Facebook Users Hacked While Trying To Hack Friends’ Accounts
An online tool that has recently become popular among Facebook users in
India promises users that it will hack their friends' Facebook accounts.
However, it has been revealed that the tool instead hacks these
Facebook users' accounts!
This Facebook hacking tool, which has
the disclaimer "For Education Purpose," is hyperlinked to a document in
Google Drive. This document has a code, which is to be pasted in web
browsers' address bars.
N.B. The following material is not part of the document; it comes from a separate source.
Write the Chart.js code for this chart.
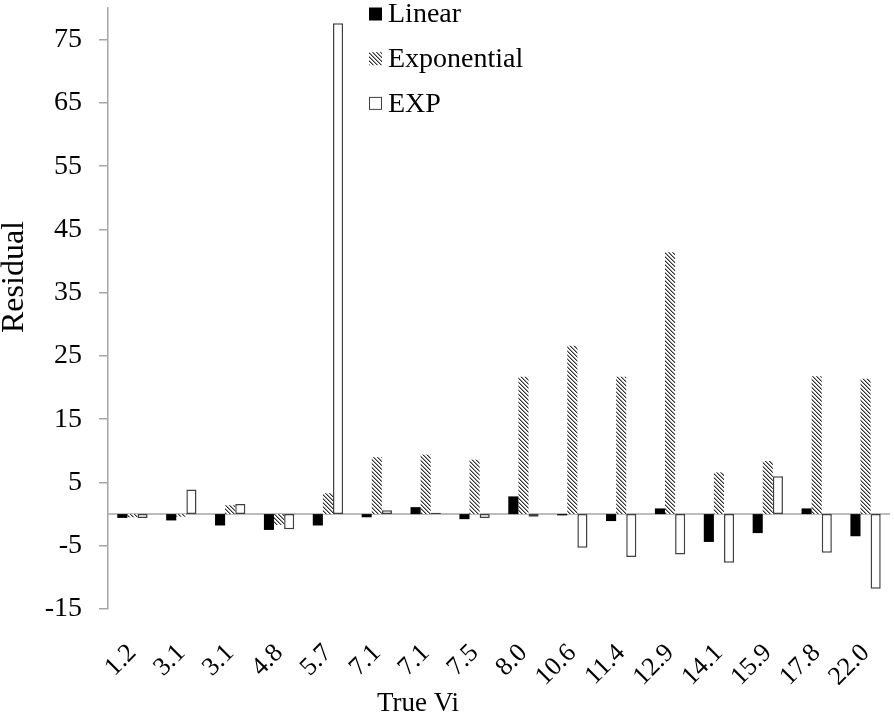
<!DOCTYPE html>
<html>
<head>
<meta charset="utf-8">
<title>Residual by True Vi</title>
<script src="https://cdn.jsdelivr.net/npm/chart.js@4.4.0/dist/chart.umd.min.js"></script>
<style>
  html, body { margin: 0; padding: 0; background: #fff; }
  #wrap { width: 894px; height: 717px; }
</style>
</head>
<body>
<div id="wrap"><canvas id="chart" width="894" height="717"></canvas></div>
<script>
// category labels (True Vi)
const categories = ['1.2', '3.1', '3.1', '4.8', '5.7', '7.1', '7.1', '7.5', '8.0', '10.6', '11.4', '12.9', '14.1', '15.9', '17.8', '22.0'];

// residuals
const linearVals = [-0.6, -1.0, -1.8, -2.5, -1.8, -0.5, 1.1, -0.8, 2.8, -0.2, -1.1, 0.9, -4.4, -3.0, 0.9, -3.5];
const exponentialVals = [-0.5, -0.4, 1.4, -1.7, 3.3, 9.0, 9.4, 8.6, 21.7, 26.6, 21.7, 41.4, 6.6, 8.4, 21.8, 21.4];
const expVals = [-0.6, 3.9, 1.6, -2.4, 77.6, 0.6, 0.2, -0.6, -0.4, -5.3, -6.8, -6.4, -7.7, 6.0, -6.1, -11.8];

// y axis tick labels
const yTicks = [-15, -5, 5, 15, 25, 35, 45, 55, 65, 75];

const SERIF = '"Liberation Serif", "Times New Roman", serif';
const AXIS_GREY = '#a6a6a6';

// diagonal hatch like the Excel pattern fill
function makeHatch() {
  const c = document.createElement('canvas');
  c.width = 4;
  c.height = 4;
  const g = c.getContext('2d');
  g.fillStyle = '#fff';
  g.fillRect(0, 0, 4, 4);
  for (let i = 0; i < 4; i++) {
    g.fillStyle = '#333';
    g.fillRect(i, i, 1, 1);
    g.fillStyle = '#999';
    g.fillRect((i + 1) % 4, i, 1, 1);
  }
  return g.createPattern(c, 'repeat');
}

// zero line across the plot
const zeroLine = {
  id: 'zeroLine',
  beforeDatasetsDraw(chart) {
    const { ctx, chartArea, scales } = chart;
    const y = scales.y.getPixelForValue(0);
    ctx.save();
    ctx.strokeStyle = AXIS_GREY;
    ctx.lineWidth = 1.5;
    ctx.beginPath();
    ctx.moveTo(chartArea.left, y);
    ctx.lineTo(chartArea.right, y);
    ctx.stroke();
    ctx.restore();
  }
};

// stacked legend at the top + axis titles
const stackedLegend = {
  id: 'stackedLegend',
  afterDraw(chart) {
    const ctx = chart.ctx;
    const x0 = 369, y0 = 14, step = 44.7, box = 13;
    ctx.save();
    ctx.font = '28px ' + SERIF;
    ctx.textBaseline = 'middle';
    chart.data.datasets.forEach((ds, i) => {
      const cy = y0 + i * step;
      ctx.fillStyle = ds.backgroundColor;
      ctx.fillRect(x0, cy - box / 2, box, box);
      if (ds.borderWidth) {
        ctx.strokeStyle = ds.borderColor;
        ctx.lineWidth = 1;
        ctx.strokeRect(x0 + 0.5, cy - box / 2 + 0.5, box - 1, box - 1);
      }
      ctx.fillStyle = '#000';
      ctx.fillText(ds.label, x0 + box + 6, cy + 1);
    });

    // x axis title
    ctx.textAlign = 'center';
    ctx.font = '27px ' + SERIF;
    ctx.fillText('True Vi', 418, 704);

    // y axis title
    ctx.translate(15, 277);
    ctx.rotate(-Math.PI / 2);
    ctx.font = '32px ' + SERIF;
    ctx.fillText('Residual', 0, 0);
    ctx.restore();
  }
};

document.addEventListener('DOMContentLoaded', function() {
  const ctx = document.getElementById('chart').getContext('2d');
  const hatch = makeHatch();

  new Chart(ctx, {
    type: 'bar',
    data: {
      labels: categories,
      datasets: [
        {
          label: 'Linear',
          data: linearVals,
          backgroundColor: '#000',
          borderWidth: 0
        },
        {
          label: 'Exponential',
          data: exponentialVals,
          backgroundColor: hatch,
          borderWidth: 0
        },
        {
          label: 'EXP',
          data: expVals,
          backgroundColor: '#fff',
          borderColor: '#404040',
          borderWidth: 1.5,
          borderSkipped: false
        }
      ]
    },
    options: {
      responsive: false,
      animation: false,
      layout: { padding: { top: 8, right: 4, left: 0, bottom: 0 } },
      datasets: {
        bar: { categoryPercentage: 0.62, barPercentage: 1.0 }
      },
      plugins: {
        legend: { display: false },
        tooltip: { enabled: false }
      },
      scales: {
        x: {
          grid: { display: false },
          border: { display: false },
          ticks: {
            autoSkip: false,
            minRotation: 45,
            maxRotation: 45,
            padding: 21,
            color: '#000',
            font: { family: SERIF, size: 26 }
          },
          afterFit(scale) {
            scale.height = 108;
            scale.paddingLeft = 0;
            scale.paddingRight = 0;
          }
        },
        y: {
          min: -15,
          max: 80,
          afterBuildTicks(scale) {
            scale.ticks = yTicks.map(v => ({ value: v }));
          },
          grid: {
            drawOnChartArea: false,
            drawTicks: true,
            tickLength: 9,
            tickColor: AXIS_GREY,
            lineWidth: 1.5
          },
          border: { display: true, color: AXIS_GREY, width: 1.5 },
          ticks: {
            padding: 17,
            color: '#000',
            font: { family: SERIF, size: 28 }
          },
          afterFit(scale) {
            scale.width = 108;
            scale.paddingTop = 0;
            scale.paddingBottom = 0;
          }
        }
      }
    },
    plugins: [zeroLine, stackedLegend]
  });
});
</script>
</body>
</html>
As per the instructions in the document, the
user needs to wait for two hours for the hack to take effect.
According
to a blog post by Symantec researcher Satnam Narang, instead of hacking
their friends' accounts, this hack will perform a series of actions
without their knowledge.
"Behind the scene, your account is used
to follow lists and users, and give likes to pages in order to inflate
the follower and like counts defined by the scammers. Your account is
also used to tag the names of all your friends in the comment section of
the original post," he says.
That is not all. The post says,
"This is done to help the scam spread further, playing off the curiosity
of your friends, who may visit the post to find out more and hopefully
follow the instructions as well."
This scam originally started in
2011 and is a variation of self-XSS (self cross-site scripting). The
original scammers behind this iteration had great success with the scam
at the beginning of this year, netting between 50,000 to 100,000 likes
and followers on a number of pages and profiles, according to Narang's
blog.
This campaign is allegedly run by hackers based in India,
who have modified the original authors' code by simply adding their own
pages and profiles into the script to increase their follower and like
counts.
Users who have clicked on such a link can check whether
or not their account has liked and followed a number of pages and
profiles without consent in their activity logs.